Brighouse throws another problem into the mix: the fact that the twilight of the school day tends to be a maelstrom of pastoral issues. “If you’ve just fallen out with your best friend or if you didn’t get the chance to run off some energy because you’ve been confined to a classroom [because of bad weather], you’re not going to be in the best frame of mind to learn about fractions and percentages,” she says.

As fightbacks go, then, the argument for teaching key subjects in the afternoons appears a weak one. And yet, we should not rule afternoons out altogether, according to research from cognitive scientists: rather than switching from AM to PM completely, some argue that both may be optimal.

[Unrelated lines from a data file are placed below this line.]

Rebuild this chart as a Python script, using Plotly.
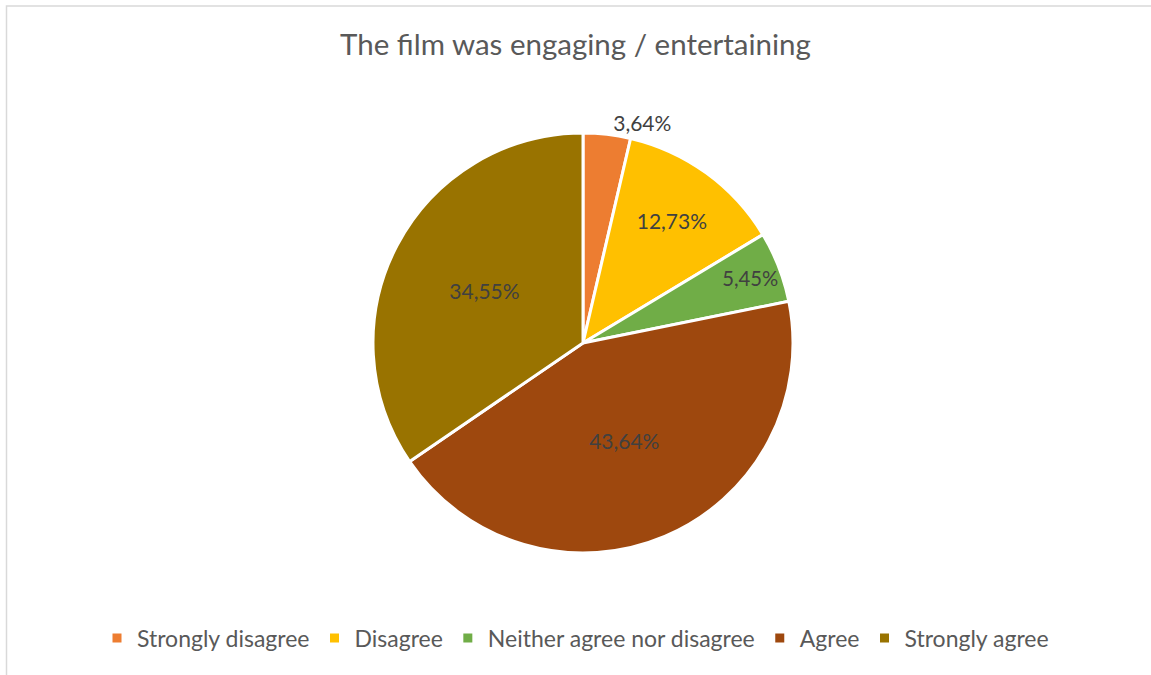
import plotly.graph_objects as go

categories = ["Strongly disagree", "Disagree", "Neither agree nor disagree", "Agree", "Strongly agree"]
values = [3.64, 12.73, 5.45, 43.64, 34.55]
colors = ["#ED7D31", "#FFC000", "#70AD47", "#9E480E", "#997300"]
positions = ["outside", "inside", "inside", "inside", "inside"]

W, H = 1151, 675
cx, cy, r = 583, 343, 210

fig = go.Figure(go.Pie(
    labels=categories,
    values=values,
    sort=False,
    direction="clockwise",
    rotation=0,
    marker=dict(colors=colors, line=dict(color="white", width=3)),
    textposition=positions,
    texttemplate="%{value:.2f}%",
    insidetextorientation="horizontal",
    textfont=dict(family="Lato", size=21, color="#404040"),
    outsidetextfont=dict(family="Lato", size=21, color="#404040"),
    hoverinfo="label+percent",
    domain=dict(x=[(cx - r) / W, (cx + r) / W], y=[(H - cy - r) / H, (H - cy + r) / H]),
))

fig.update_layout(
    width=W, height=H,
    margin=dict(l=0, r=0, t=0, b=0),
    paper_bgcolor="white",
    separators=", ",
    font=dict(family="Lato", color="#595959"),
    title=dict(text="The film was engaging / entertaining", x=0.5, xanchor="center",
               y=1 - 45 / H, yanchor="middle",
               font=dict(family="Lato", size=29.5, color="#595959")),
    legend=dict(orientation="h", x=0.5, xanchor="center", y=(H - 638) / H, yanchor="middle",
                font=dict(family="Lato", size=23, color="#595959"), itemwidth=30,
                traceorder="normal"),
    shapes=[dict(type="rect", xref="paper", yref="paper", x0=6.5 / W, x1=1.02, y0=-0.02, y1=1 - 6 / H,
                 line=dict(color="#D9D9D9", width=1.5), layer="below")],
)

fig.write_html("out.html")
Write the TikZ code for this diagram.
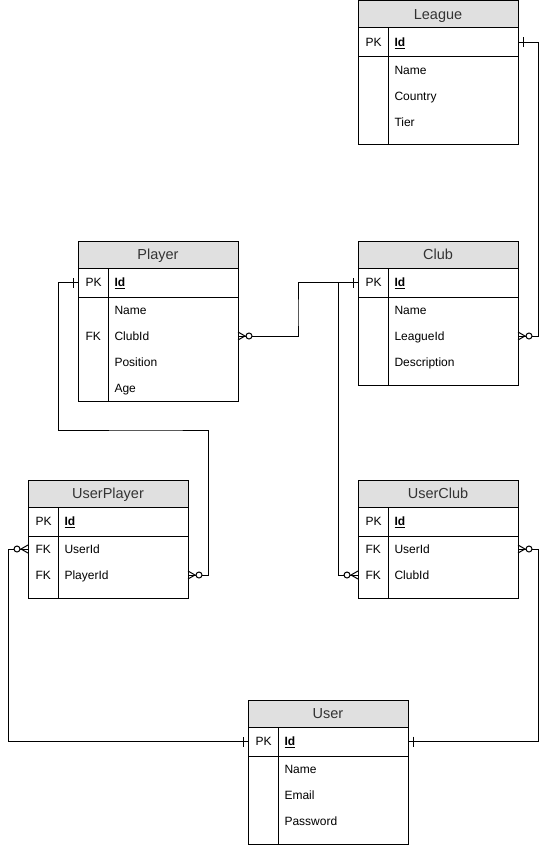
\documentclass[tikz,border=0pt]{standalone}
\usepackage{fontspec}
\setmainfont{Liberation Sans}
\usetikzlibrary{calc}

\definecolor{hdrgray}{HTML}{E0E0E0}
\definecolor{hdrtext}{HTML}{333333}

\newcommand\keyattr[1]{\textbf{\underline{#1}}}

% Table frame: #1 name, #2 left x, #3 top y, #4 title, #5 body height
\newcommand\ertable[5]{%
  \node[hdr, anchor=north west] (#1) at (#2,#3) {#4};
  \node[pkrow, anchor=north west] (#1-id) at (#1.south west) {};
  \node[bodyrow, anchor=north west, minimum height=#5] (#1-body) at (#1-id.south west) {};
  \draw ([xshift=30pt]#1-id.north west) -- ([xshift=30pt]#1-body.south west);
  \node[keytxt] at ([xshift=7pt]#1-id.west) {PK};
  \node[fldtxt] at ([xshift=36pt]#1-id.west) {\keyattr{Id}};
}
% Body field: #1 table, #2 row name, #3 row index (0..), #4 text
\newcommand\erfield[4]{%
  \node[fldtxt] (#1-#2) at ([xshift=36pt,yshift={-13pt-26pt*#3}]#1-body.north west) {#4};
}
\newcommand\erkey[3]{%
  \node[keytxt] at ([xshift=7pt,yshift={-13pt-26pt*#2}]#1-body.north west) {#3};
}

\tikzset{
  hdr/.style={draw, fill=hdrgray, minimum width=160pt, minimum height=27pt,
    inner sep=0pt, outer sep=0pt, text height=11.5pt, text depth=1pt,
    text=hdrtext, font=\fontsize{14.5}{16}\selectfont},
  pkrow/.style={draw, minimum width=160pt, minimum height=29pt, inner sep=0pt, outer sep=0pt},
  bodyrow/.style={draw, minimum width=160pt, inner sep=0pt, outer sep=0pt},
  keytxt/.style={anchor=west, inner sep=0pt, text height=10pt, text depth=1.5pt,
    font=\fontsize{12}{14}\selectfont},
  fldtxt/.style={anchor=west, inner sep=0pt, text height=10pt, text depth=1.5pt,
    font=\fontsize{12}{14}\selectfont},
  one/.pic={\draw (5,-5) -- (5,5);},
  zmany/.pic={
    \draw (0,-4) -- (7,0) -- (0,4);
    \draw[fill=white] (11,0) circle[radius=3];
  },
}

\begin{document}
\begin{tikzpicture}[x=1pt, y=-1pt, line width=1pt]
\useasboundingbox (0,0) rectangle (548,845);

% League
\ertable{league}{358}{1}{League}{88pt}
\erfield{league}{name}{0}{Name}
\erfield{league}{country}{1}{Country}
\erfield{league}{tier}{2}{Tier}

% Player
\ertable{player}{78}{241}{Player}{104pt}
\erfield{player}{name}{0}{Name}
\erfield{player}{clubid}{1}{ClubId}
\erkey{player}{1}{FK}
\erfield{player}{position}{2}{Position}
\erfield{player}{age}{3}{Age}

% Club
\ertable{club}{358}{241}{Club}{88pt}
\erfield{club}{name}{0}{Name}
\erfield{club}{leagueid}{1}{LeagueId}
\erfield{club}{description}{2}{Description}

% UserPlayer
\ertable{userplayer}{28}{480}{UserPlayer}{62pt}
\erfield{userplayer}{userid}{0}{UserId}
\erkey{userplayer}{0}{FK}
\erfield{userplayer}{playerid}{1}{PlayerId}
\erkey{userplayer}{1}{FK}

% UserClub
\ertable{userclub}{358}{480}{UserClub}{62pt}
\erfield{userclub}{userid}{0}{UserId}
\erkey{userclub}{0}{FK}
\erfield{userclub}{clubid}{1}{ClubId}
\erkey{userclub}{1}{FK}

% User
\ertable{user}{248}{700}{User}{88pt}
\erfield{user}{name}{0}{Name}
\erfield{user}{email}{1}{Email}
\erfield{user}{password}{2}{Password}

% League 1 -- n Club
\draw (league-id.east) -- ++(20,0) |- (club-leagueid -| club-body.east);
\pic at (league-id.east) {one};
\pic at (club-leagueid -| club-body.east) {zmany};

% Club 1 -- n Player
\draw (player-clubid -| player-body.east) -| ($(player-body.east)!0.5!(club-id.west)$) |- (club-id.west);
\pic at (player-clubid -| player-body.east) {zmany};
\pic[rotate=180] at (club-id.west) {one};

% Club 1 -- n UserClub
\draw ([xshift=-20pt]club-id.west) |- (userclub-clubid -| userclub-body.west);
\pic[rotate=180] at (userclub-clubid -| userclub-body.west) {zmany};

% Player 1 -- n UserPlayer
\draw (player-id.west) -- ++(-20,0) |- ($(player-body.south)+(0,29)$) -| ([xshift=20pt]userplayer-playerid -| userplayer-body.east) -- (userplayer-playerid -| userplayer-body.east);
\pic[rotate=180] at (player-id.west) {one};
\pic at (userplayer-playerid -| userplayer-body.east) {zmany};

% User 1 -- n UserPlayer
\draw (user-id.west) -| ([xshift=-20pt]userplayer-userid -| userplayer-body.west) -- (userplayer-userid -| userplayer-body.west);
\pic[rotate=180] at (user-id.west) {one};
\pic[rotate=180] at (userplayer-userid -| userplayer-body.west) {zmany};

% User 1 -- n UserClub
\draw (user-id.east) -| ([xshift=20pt]userclub-userid -| userclub-body.east) -- (userclub-userid -| userclub-body.east);
\pic at (user-id.east) {one};
\pic at (userclub-userid -| userclub-body.east) {zmany};
\end{tikzpicture}
\end{document}
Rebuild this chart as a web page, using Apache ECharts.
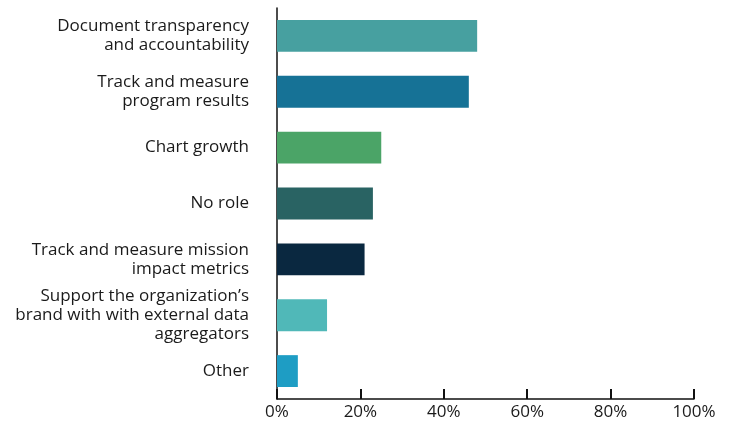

What we’re talking about here is interleaved study. Dylan Wiliam, emeritus professor of educational assessment at UCL Institute of Education, explains that this theory essentially suggests that breaking up study into smaller chunks, with a gap between them, is better for long-term learning. As such, he says that, following the research logic at least, it would make sense to have this sort of system in primary schools. “The memory research would suggest that it would be more effective to have 30 minutes in the morning and 30 minutes in the afternoon, because by then you have begun to forget what you have learned in the morning, so that second 30 minutes has a bigger contribution to long-term learning,” he says.

Is that practical, though? Bowen acknowledges the benefits that come from returning to English or maths topics in the afternoon when possible. But he can’t see primary teachers splitting a lesson in half that way. Instead, he says you are more likely to get more informal interleaving.

“If in an English lesson in the morning you’ve been learning about sentence construction and then in the afternoon they are doing something in history or geography, it’s going to make a lot of sense to refer back to that morning lesson as they do their work,” Bowen says.

“Or, you might do something like learning maths in the morning, then when the children come back from lunch or just before they go home you might do a quick five minutes on the topic you were looking at with a quick exercise on the board for them to work on.”

The great news, he says, is that most teachers do this already. And Brighouse agrees. “I do some maths and English in the afternoons but it tends to be things like playing a mental maths game or revising aspects of spelling and grammar,” she says.

“Maths and English skills are threaded through all aspects of a primary curriculum anyway. It’s hard to think of a science, geography or history lesson that doesn’t involve the need of reading, spelling and measuring skills.”

If primary teachers do this already, then it would seem that there is no compelling reason why you shouldn’t teach maths and English in the mornings. And there are few reasons why you should shift these subjects to the afternoons.

But this debate does raise an interesting question: if the morning is the optimal time to learn, as Horvath suggests, and if afternoons really are worse for pastoral reasons, then does our insistence that maths and literacy take the morning slots give weight to the suggestion that every other subject is sidelined in primary schools, that the curriculum is narrowed to two core subjects and every other subject is left fighting for the scraps?

This, in turn, leads to the question of what primary schools are for - which is a huge can of worms. There would be little argument that literacy and numeracy are essential skills to be taught, but should they be taught at the expense of everything else?

So, let’s rephrase our original question, dear reader: given the evidence about when we learn best, should we be teaching only English and maths in the morning in primary schools?